So you think that you have a great idea for a course. You have a lot of knowledge and experience about growing plants indoors, or you are super-passionate about providing the best customer experience and want to teach others. You can see yourself standing in front of a grinning group of students, their pens dancing on the pages of their notebooks, their eyes alternating between watching you and capturing your every word. Of course, there’s that one student with a laptop, slapping the keys and never seeming to stop typing. You don’t let her distract you. You feel great, you are the expert, you are awesome!
But then…your head comes out of the clouds, and you think “That will never be me. There’s no way I can do it.”
While you might feel pretty confident about what you know, you might feel skeptical about creating a course. I want to talk about some of those reasons and then let you know why they just aren’t true.
Here are some things you might believe….
1. I don’t know if people will be interested in my expertise or passion.
Yeah, they will. If you are interested and you know one, two or even three more who are interested, there will be others. You may have asked your family or friends and they said “Nah, that’s not for me.” But remember this, if you are creating an online course, you will have a wider, global reach to find your audience. If you’re creating an in-person or a local course, you might consider having an online portion for your course. People love things. They love trendy things. They love obscure things. They love hobbies. They love knowledge. Unless you’ve invented some new topic, there will be people who want to learn it. If you take a look online and can’t find a course on your topic, it’s probably because no one has created one yet – you will be the first.
2. I don’t know how to use the tools, the tech is too hard (and I’m not techy).
This is a non-issue. And that’s for two reasons. First, once you know what you need to do (create an outline, create a quiz, create a video, etc.) there will be plenty of ways to learn how to do it. Tech (whether it’s software, apps or hardware) gets easier and more user friendly. Second, if you can’t do it, then find someone to do it for you. If your expertise isn’t tech, you will simply stick to your content and let someone else worry about the techy details. If you want to learn a little more about the tech, then good for you. I know you can figure it out.

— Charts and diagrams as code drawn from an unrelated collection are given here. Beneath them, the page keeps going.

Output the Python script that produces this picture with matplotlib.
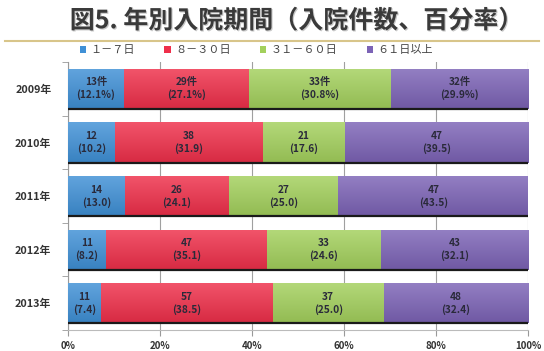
import numpy as np
import matplotlib
matplotlib.use('Agg')
import matplotlib.pyplot as plt
from matplotlib import patheffects
from matplotlib.colors import to_rgb

plt.rcParams['font.family'] = ['Noto Sans CJK JP', 'DejaVu Sans']

years = ['2009年', '2010年', '2011年', '2012年', '2013年']
periods = ['１－７日', '８－３０日', '３１－６０日', '６１日以上']

# admissions per length-of-stay bucket, one list per year
counts_1_7 = [13, 12, 14, 11, 11]
counts_8_30 = [29, 38, 26, 47, 57]
counts_31_60 = [33, 21, 27, 33, 37]
counts_61_up = [32, 47, 47, 43, 48]

# percentages as printed on the bars
pct_1_7 = ['12.1', '10.2', '13.0', '8.2', '7.4']
pct_8_30 = ['27.1', '31.9', '24.1', '35.1', '38.5']
pct_31_60 = ['30.8', '17.6', '25.0', '24.6', '25.0']
pct_61_up = ['29.9', '39.5', '43.5', '32.1', '32.4']

colors = ['#3f90d6', '#ef2f4a', '#a3d05c', '#7c63b6']

counts = np.array([counts_1_7, counts_8_30, counts_31_60, counts_61_up], dtype=float)
pcts = [pct_1_7, pct_8_30, pct_31_60, pct_61_up]
shares = counts / counts.sum(axis=0) * 100

fig = plt.figure(figsize=(5.44, 3.51), dpi=100)
ax = fig.add_axes([0.125, 0.06, 0.846, 0.763])

y = np.arange(len(years))
height = 0.75
left = np.zeros(len(years))


def lighten(c, amt):
    r = np.array(to_rgb(c))
    return r + (1 - r) * amt


for k in range(len(periods)):
    bars = ax.barh(y, shares[k], height, left=left, color=colors[k],
                   edgecolor='none', zorder=2, label=periods[k])
    # soft vertical gradient inside each bar
    for b in bars:
        x0, y0 = b.get_x(), b.get_y()
        w, h = b.get_width(), b.get_height()
        top = lighten(colors[k], 0.18)
        bot = np.array(to_rgb(colors[k])) * 0.9
        t = np.linspace(0, 1, 50)[:, None]
        grad = (top * (1 - t) + bot * t)[:, None, :]
        im = ax.imshow(grad, extent=[x0, x0 + w, y0 + h, y0], aspect='auto',
                       zorder=3, interpolation='bilinear')
        im.set_clip_path(b)
    for i in range(len(years)):
        n = int(counts[k, i])
        if i == 0:
            txt = f'{n}件\n({pcts[k][i]}%)'
        else:
            txt = f'{n}\n({pcts[k][i]})'
        ax.text(left[i] + shares[k, i] / 2, y[i], txt, ha='center', va='center',
                fontsize=7.3, fontweight='bold', color='#2a2a3a', zorder=5,
                linespacing=1.25)
    left = left + shares[k]

# dark shadow line under every bar
for i in range(len(years)):
    ax.plot([0, 100], [y[i] + height / 2, y[i] + height / 2], color='#1a1a1a',
            lw=1.6, zorder=4, solid_capstyle='butt')

ax.set_xlim(0, 100)
ax.set_ylim(len(years) - 0.5, -0.5)
ax.set_xticks([0, 20, 40, 60, 80, 100])
ax.set_xticklabels(['0%', '20%', '40%', '60%', '80%', '100%'],
                   fontsize=7, fontweight='bold', color='#333333')
ax.set_yticks(y)
ax.set_yticklabels(years, fontsize=7.8, fontweight='bold', color='#333333')
ax.set_yticks(np.arange(len(years) + 1) - 0.5, minor=True)
ax.tick_params(axis='y', which='major', length=0, pad=12)
ax.tick_params(axis='y', which='minor', length=4, color='#999999')
ax.tick_params(axis='x', length=4, color='#999999', pad=4)
ax.grid(axis='x', color='#a0a0a0', lw=0.8, zorder=0)
for s in ['top', 'right']:
    ax.spines[s].set_visible(False)
ax.spines['left'].set_color('#999999')
ax.spines['bottom'].set_color('#bbbbbb')

# title with rule and legend
fig.text(0.545, 0.94, '図5. 年別入院期間（入院件数、百分率）', ha='center', va='center',
         fontsize=18, fontweight='bold', color='#3a3a3a',
         path_effects=[patheffects.withSimplePatchShadow(offset=(0.8, -0.8),
                                                         shadow_rgbFace='#bbbbbb', alpha=0.8)])
fig.add_artist(plt.Line2D([0.01, 0.99], [0.882, 0.882], color='#d8c58a', lw=1.5))
fig.legend(loc='center left', bbox_to_anchor=(0.128, 0.857), ncol=4, frameon=False,
           fontsize=8, handlelength=0.6, handleheight=0.6, handletextpad=0.4,
           columnspacing=2.6, labelcolor='#444444')

fig.savefig('out.png', dpi=100)
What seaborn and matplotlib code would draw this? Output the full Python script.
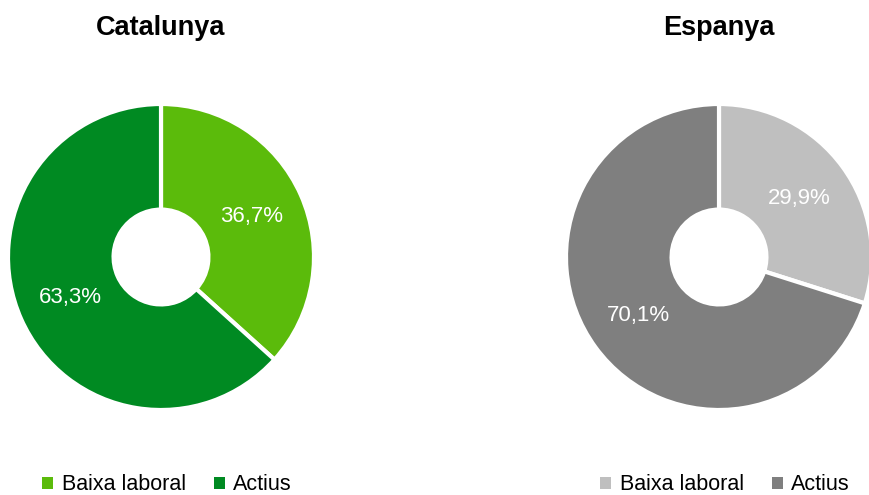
import numpy as np
import matplotlib.pyplot as plt
import seaborn as sns
from matplotlib.patches import Patch

regions = ['Catalunya', 'Espanya']
categories = ['Baixa laboral', 'Actius']
catalunya_vals = [36.7, 63.3]
espanya_vals = [29.9, 70.1]
values = [catalunya_vals, espanya_vals]
palettes = [['#5BBB0B', '#008A22'], ['#BFBFBF', '#7F7F7F']]

sns.set_theme(style='white')
plt.rcParams['font.family'] = ['Liberation Sans', 'DejaVu Sans']
plt.rcParams['text.color'] = 'black'

fig = plt.figure(figsize=(8.69, 4.95), dpi=100)
W, H = 869, 495
centers = [161, 719]
r = 153

for i, reg in enumerate(regions):
    cx = centers[i]
    ax = fig.add_axes([(cx - r) / W, (238 - r) / H, 2 * r / W, 2 * r / H])
    cols = sns.color_palette(palettes[i])
    wedges, texts, autotexts = ax.pie(
        values[i], colors=cols, startangle=90, counterclock=False,
        autopct=lambda p: f'{p:.1f}%'.replace('.', ','), pctdistance=0.65,
        wedgeprops=dict(width=0.69, edgecolor='white', linewidth=3),
        textprops=dict(color='white', fontsize=16))
    ax.set_aspect('equal')
    ax.set_xlim(-1, 1)
    ax.set_ylim(-1, 1)
    ax.axis('off')

    fig.text(cx / W, 1 - 28 / H, reg, ha='center', va='center',
             fontsize=19.5, fontweight='bold', color='black')

    handles = [Patch(facecolor=c, edgecolor='none') for c in cols]
    fig.legend(handles, categories, loc='center', bbox_to_anchor=((cx + 6) / W, 1 - 485 / H),
               ncol=2, frameon=False, fontsize=15.5, handlelength=0.5, handleheight=0.5,
               handletextpad=0.4, columnspacing=1.3, labelcolor='black',
               borderpad=0.2)

fig.savefig('out.png', dpi=100)
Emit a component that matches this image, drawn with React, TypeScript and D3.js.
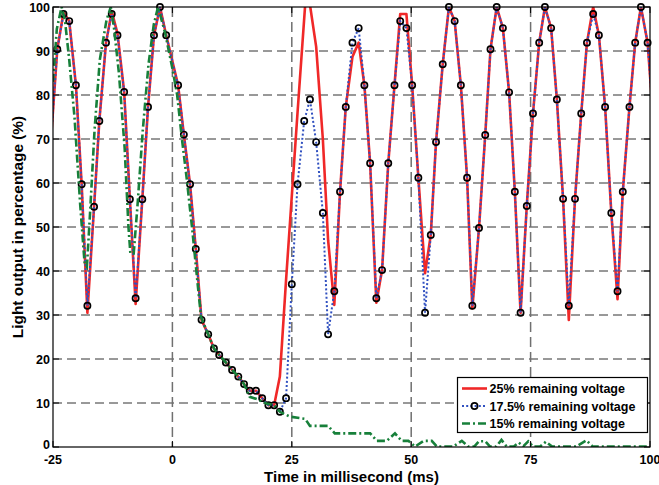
import React from 'react';
import * as d3 from 'd3';

// ---- data ----
const xTicks = [-25, 0, 25, 50, 75, 100];
const yTicks = [0, 10, 20, 30, 40, 50, 60, 70, 80, 90, 100];
const xGrid = [0, 25, 50, 75];
const yGrid = [10, 20, 30, 40, 50, 60, 70, 80, 90];

const seriesNames = ['25% remaining voltage', '17.5% remaining voltage', '15% remaining voltage'];

const redX = [-25.35, -24.1, -22.8, -21.6, -20.2, -19.0, -17.8, -16.4, -15.3, -13.9, -12.7, -11.5, -10.1, -8.9, -7.7, -6.3, -5.1, -3.85, -2.6, -1.3, 1.2, 2.4, 3.7, 4.9, 6.1, 7.5, 8.7, 9.8, 11.2, 12.5, 13.8, 15.0, 16.2, 17.5, 18.8, 20.1, 21.3, 22.5, 23.8, 25.0, 26.2, 27.8, 28.8, 30.1, 31.5, 32.6, 33.9, 35.1, 36.3, 37.7, 39.0, 40.2, 41.4, 42.7, 43.9, 45.2, 46.5, 47.7, 49.0, 50.2, 51.5, 52.9, 54.1, 55.2, 56.6, 57.9, 59.1, 60.4, 61.7, 62.8, 64.2, 65.5, 66.6, 67.9, 69.2, 70.5, 71.7, 72.9, 74.2, 75.5, 76.8, 78.0, 79.3, 80.5, 81.8, 83.0, 84.3, 85.6, 86.8, 88.1, 89.3, 90.6, 91.9, 93.2, 94.3, 95.7, 96.9, 98.1, 99.5, 100.7];
const redY = [71, 90.4, 98.8, 96.8, 82.2, 59.7, 30.5, 54.6, 74.1, 91.9, 99.0, 94.0, 80.7, 56.3, 32.5, 56.3, 77.3, 93.6, 100, 93.6, 82.2, 71.0, 59.7, 45.0, 28.9, 25.6, 22.4, 20.9, 19.2, 17.5, 16.0, 14.3, 12.8, 12.8, 11.1, 9.5, 9.5, 16.0, 38, 57, 76, 100.5, 100.5, 91, 70, 47, 32.3, 58.0, 77.3, 88.7, 91.9, 82.2, 64.5, 32.8, 40.2, 64.5, 82.2, 98.4, 98.4, 82.2, 61.2, 39.5, 48.2, 69.3, 87.0, 100, 96.8, 82.2, 61.2, 31.5, 49.8, 70.9, 90.4, 100, 95.2, 80.6, 58.0, 30.5, 54.8, 75.8, 91.9, 100, 95.2, 79.0, 56.4, 28.9, 56.4, 75.8, 91.9, 100, 93.6, 77.3, 53.2, 33.6, 58.0, 77.3, 91.9, 100, 91.9, 74];

const blueX = [-25.35, -24.1, -22.8, -21.6, -20.2, -19.0, -17.8, -16.4, -15.3, -13.9, -12.7, -11.5, -10.1, -8.9, -7.7, -6.3, -5.1, -3.85, -2.6, -1.3, 1.2, 2.4, 3.7, 4.9, 6.1, 7.5, 8.7, 9.8, 11.2, 12.5, 13.8, 15.0, 16.2, 17.5, 18.8, 20.1, 21.3, 22.5, 23.8, 25.0, 26.2, 27.6, 28.8, 30.1, 31.5, 32.6, 33.9, 35.1, 36.3, 37.7, 39.0, 40.2, 41.4, 42.7, 43.9, 45.2, 46.5, 47.7, 49.0, 50.2, 51.5, 52.9, 54.1, 55.2, 56.6, 57.9, 59.1, 60.4, 61.7, 62.8, 64.2, 65.5, 66.6, 67.9, 69.2, 70.5, 71.7, 72.9, 74.2, 75.5, 76.8, 78.0, 79.3, 80.5, 81.8, 83.0, 84.3, 85.6, 86.8, 88.1, 89.3, 90.6, 91.9, 93.2, 94.3, 95.7, 96.9, 98.1, 99.5, 100.7];
const blueY = [71, 90.4, 98.4, 96.8, 82.2, 59.7, 32.1, 54.6, 74.1, 91.9, 98.4, 93.6, 80.7, 56.3, 33.8, 56.3, 77.3, 93.6, 100, 93.6, 82.2, 71.0, 59.7, 45.0, 28.9, 25.6, 22.4, 20.9, 19.2, 17.5, 16.0, 14.3, 12.8, 12.8, 11.1, 9.5, 9.5, 8.0, 11.1, 37.0, 59.7, 74.1, 79.0, 69.3, 53.2, 25.6, 35.4, 58.0, 77.3, 91.9, 95.2, 82.2, 64.5, 33.8, 40.2, 64.5, 82.2, 96.8, 95.2, 82.2, 61.2, 30.5, 48.2, 69.3, 87.0, 100, 96.8, 82.2, 61.2, 32.1, 49.8, 70.9, 90.4, 100, 95.2, 80.6, 58.0, 30.5, 54.8, 75.8, 91.9, 100, 95.2, 79.0, 56.4, 32.1, 56.4, 75.8, 91.9, 98.4, 93.6, 77.3, 53.2, 35.4, 58.0, 77.3, 91.9, 100, 91.9, 74];

const greenX = [-25.0, -24.2, -23.2, -22.5, -21.6, -20.5, -19.3, -18.4, -17.9, -17.3, -16.3, -15.2, -13.8, -12.9, -12.2, -11.2, -10.0, -9.2, -8.8, -8.1, -7.3, -6.2, -5.0, -3.9, -3.0, -1.5, 0.0, 1.0, 2.0, 3.0, 4.2, 5.2, 6.0, 7.5, 8.7, 9.8, 11.2, 12.5, 13.8, 15.0, 16.2, 17.9, 19.7, 21.3, 22.5, 24.6, 27.8, 28.8, 32.6, 34.0, 41.4, 42.8, 44.9, 46.6, 48.0, 49.4, 50.8, 52.6, 54.3, 55.4, 58.8, 60.6, 62.0, 63.2, 64.2, 65.5, 66.5, 67.8, 68.9, 70.0, 71.5, 72.5, 73.5, 74.5, 75.5, 77.0, 78.2, 79.5, 84.5, 86.7, 88.0, 100];
const greenY = [83, 95, 100, 97, 88, 75, 55, 42, 41, 52, 72, 88, 97, 100, 95, 85, 68, 50, 44, 44, 55, 72, 87, 96, 100, 94, 86, 80, 70, 61, 49, 38, 29.5, 25.6, 22.4, 20.9, 19.2, 17.5, 16.0, 14.3, 11.4, 10.8, 9.9, 9.5, 8.0, 6.9, 6.4, 4.8, 4.8, 3.1, 3.1, 1.4, 1.4, 3.1, 1.4, 1.4, 0.1, 1.4, 1.4, 0.1, 0.1, 1.4, 0.1, 0.1, 1.3, 1.3, 0.1, 0.1, 1.6, 0.1, 0.1, 1.0, 0.2, 1.3, 0.1, 0.1, 1.2, 0.1, 0.1, 1.5, 0.1, 0.1];

// ---- layout ----
const W = 659;
const H = 485;
const L = 53;
const R = 650;
const T = 7;
const B = 447;

const RED = '#f02828';
const BLUE = '#3050c0';
const GREEN = '#17803a';
const FONT = '"Liberation Sans", Arial, Helvetica, sans-serif';

export default function App() {
  const x = d3.scaleLinear().domain([-25, 100]).range([L, R]);
  const y = d3.scaleLinear().domain([0, 100]).range([B, T]);

  const line = d3
    .line<[number, number]>()
    .x((d) => x(d[0]))
    .y((d) => y(d[1]));

  const red: [number, number][] = redX.map((v, i) => [v, redY[i]]);
  const blue: [number, number][] = blueX.map((v, i) => [v, blueY[i]]);
  const green: [number, number][] = greenX.map((v, i) => [v, greenY[i]]);
  const markers = blue.filter((d) => d[0] >= -25 && d[0] <= 100);

  const legX0 = 457.5;
  const legY0 = 377.5;
  const legRows = [388.5, 406, 423.5];

  return (
    <svg
      width={W}
      height={H}
      style={{ position: 'absolute', left: 0, top: 0, background: '#fff' }}
      fontFamily={FONT}
    >
      <defs>
        <clipPath id="plot">
          <rect x={L} y={T} width={R - L} height={B - T} />
        </clipPath>
      </defs>
      <rect x={0} y={0} width={W} height={H} fill="#fff" />

      {/* grid */}
      {yGrid.map((v) => (
        <line key={'gy' + v} x1={L} x2={R} y1={y(v)} y2={y(v)} stroke="#333" strokeWidth={1} strokeDasharray="9,5" />
      ))}
      {xGrid.map((v) => (
        <line key={'gx' + v} x1={x(v)} x2={x(v)} y1={T} y2={B} stroke="#707070" strokeWidth={1.5} strokeDasharray="10,5" />
      ))}

      {/* series */}
      <g clipPath="url(#plot)" fill="none">
        <path d={line(red) || ''} stroke={RED} strokeWidth={2.6} strokeLinejoin="round" />
        <path d={line(blue) || ''} stroke={BLUE} strokeWidth={2} strokeDasharray="2,2.2" />
      </g>
      {markers.map((d, i) => (
        <circle key={'m' + i} cx={x(d[0])} cy={y(d[1])} r={3.1} fill="none" stroke="#000" strokeWidth={1.7} />
      ))}
      <g clipPath="url(#plot)" fill="none">
        <path d={line(green) || ''} stroke={GREEN} strokeWidth={2.6} strokeDasharray="8,3,2,3" />
      </g>

      {/* axes box */}
      <rect x={L} y={T} width={R - L} height={B - T} fill="none" stroke="#000" strokeWidth={1.2} />

      {/* ticks */}
      {xTicks.map((v) => (
        <g key={'xt' + v}>
          <line x1={x(v)} x2={x(v)} y1={B} y2={B - 6} stroke="#000" strokeWidth={1} />
          <line x1={x(v)} x2={x(v)} y1={T} y2={T + 6} stroke="#000" strokeWidth={1} />
          <text x={x(v)} y={463.5} textAnchor="middle" fontSize={12.5} fontWeight="bold" fill="#000">
            {v}
          </text>
        </g>
      ))}
      {yTicks.map((v) => (
        <g key={'yt' + v}>
          <line x1={L} x2={L + 6} y1={y(v)} y2={y(v)} stroke="#000" strokeWidth={1} />
          <line x1={R} x2={R - 6} y1={y(v)} y2={y(v)} stroke="#000" strokeWidth={1} />
          <text x={50} y={v === 0 ? y(v) + 2 : y(v) + 4.5} textAnchor="end" fontSize={12.5} fontWeight="bold" fill="#000">
            {v}
          </text>
        </g>
      ))}

      {/* axis titles */}
      <text x={(L + R) / 2} y={481.5} textAnchor="middle" fontSize={15} fontWeight="bold" fill="#000">
        Time in millisecond (ms)
      </text>
      <text
        transform={`translate(23, ${(T + B) / 2}) rotate(-90)`}
        textAnchor="middle"
        fontSize={15.4}
        fontWeight="bold"
        fill="#000"
      >
        Light output in percentage (%)
      </text>

      {/* legend */}
      <rect x={legX0} y={legY0} width={190} height={55} fill="#fff" stroke="#000" strokeWidth={1.2} />
      <line x1={462} x2={487} y1={legRows[0]} y2={legRows[0]} stroke={RED} strokeWidth={2.6} />
      <line x1={462} x2={487} y1={legRows[1]} y2={legRows[1]} stroke={BLUE} strokeWidth={2} strokeDasharray="2,2.2" />
      <circle cx={474.5} cy={legRows[1]} r={3.1} fill="none" stroke="#000" strokeWidth={1.7} />
      <line x1={462} x2={487} y1={legRows[2]} y2={legRows[2]} stroke={GREEN} strokeWidth={2.6} strokeDasharray="8,3,2,3" />
      {seriesNames.map((s, i) => (
        <text key={s} x={489.5} y={legRows[i] + 4.5} fontSize={12.5} fontWeight="bold" fill="#000">
          {s}
        </text>
      ))}
    </svg>
  );
}
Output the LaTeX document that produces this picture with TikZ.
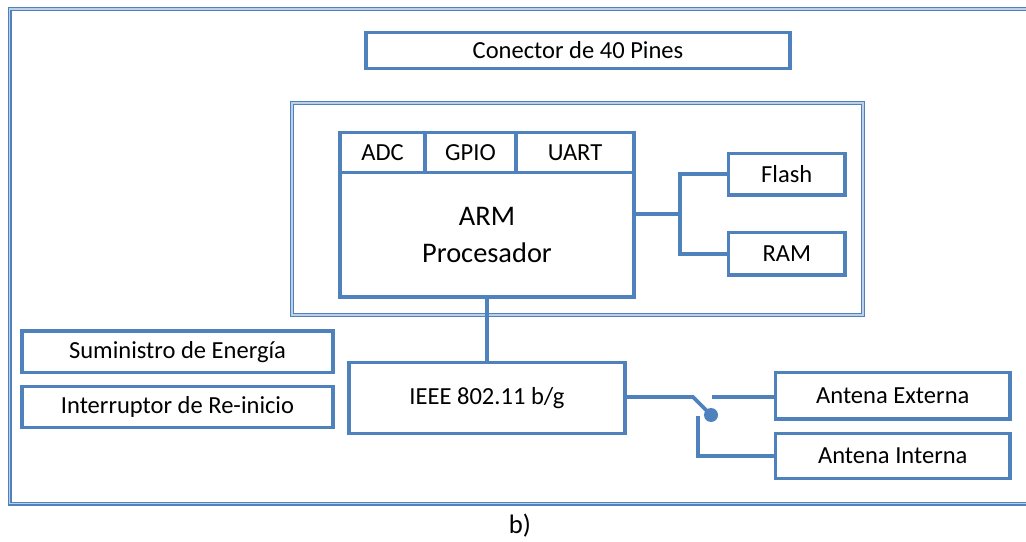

3. It’s too difficult to organize all of the information about my topic into a course. It’s just too much information!
This is common, especially for those who have so much detailed knowledge on their topic. Whether you’re a crafter with 10 years of knowledge or an engineer with 10 years of experience, you can chunk that knowledge and experience into bite-sized bits for your course. It’s just a matter of being organized and deliberate about who your audience is and what you want to teach them and how.
4. There are already courses like the one I want to create.
Well my friend, that is not a problem at all! In fact that’s good…very good. If there are courses that you have seen already that are similar to yours, then that means there are people who want to take it. If it’s an online course, it means there’s a pretty big market for that course. The creators of those courses have done much of the work for you – they have validated your course is wanted (see #1 above). Be happy, get started on your course!
5. It’s too expensive.
It’s true. There are sometimes costs involved. You may need to have people create videos for you, pay hosting fees, or pay for materials. But the good thing is, there is always a way to do it on the cheap (or perhaps even free). You don’t need to sign up for a costly course platform just because “they” tell you that you have to. You don’t need to have a video with high production value (i.e., “fancy pants style”) just because that is what “they” have. You can use what you have, if you don’t have anything you can rent it. If you don’t want to rent it, then borrow it. There’s always a way. I’ll tell you a story one day about the time I went to get “video tape” for my camera and a young, slightly confused clerk looked at my camera, and said “Oh, wow, that’s old school.”
6. My course has to be 8 or 10 or more hours. I just…can’t.
Nope. It doesn’t. In fact, if your course will be for adults, you will have to trim that down. Way down. People are busy. They are on the go. They are on the internet looking at things. They want to go on vacation. They don’t want a 10 hour course. Sure, sometimes the topic may need to spread its beefy wings in a longer, more substantial course (topics just do that sometimes). But for the most part you want something manageable for both you and your audience. Here’s some homework…Go to udemy.com and pick a topic and look at the length of the courses shown. You’ll be surprised.
For transparency, I’ll admit the first course I saw when I just checked udemy.com for a topic was 17 hours long (ignore that one, it looks like the guy’s been maintaining this course and another for a fairly long time, and his students seem to love it). My point is, the others are ranging from only 30 minutes up to three hours, so don’t need to feel that you need to go the academic, semester-long route for your course (unless you truly want to).
If you have a course idea, and you love the topic and know it, inside and out, and are ready to share with the world, don’t let these beliefs hold you back. You can do the tech, if not find someone who can. You can make the same course as Julie in NYC, it’s fine, even if yours is shorter. There’s always a way. The most important thing is that you share your knowledge so others can see you are an amazing instructor.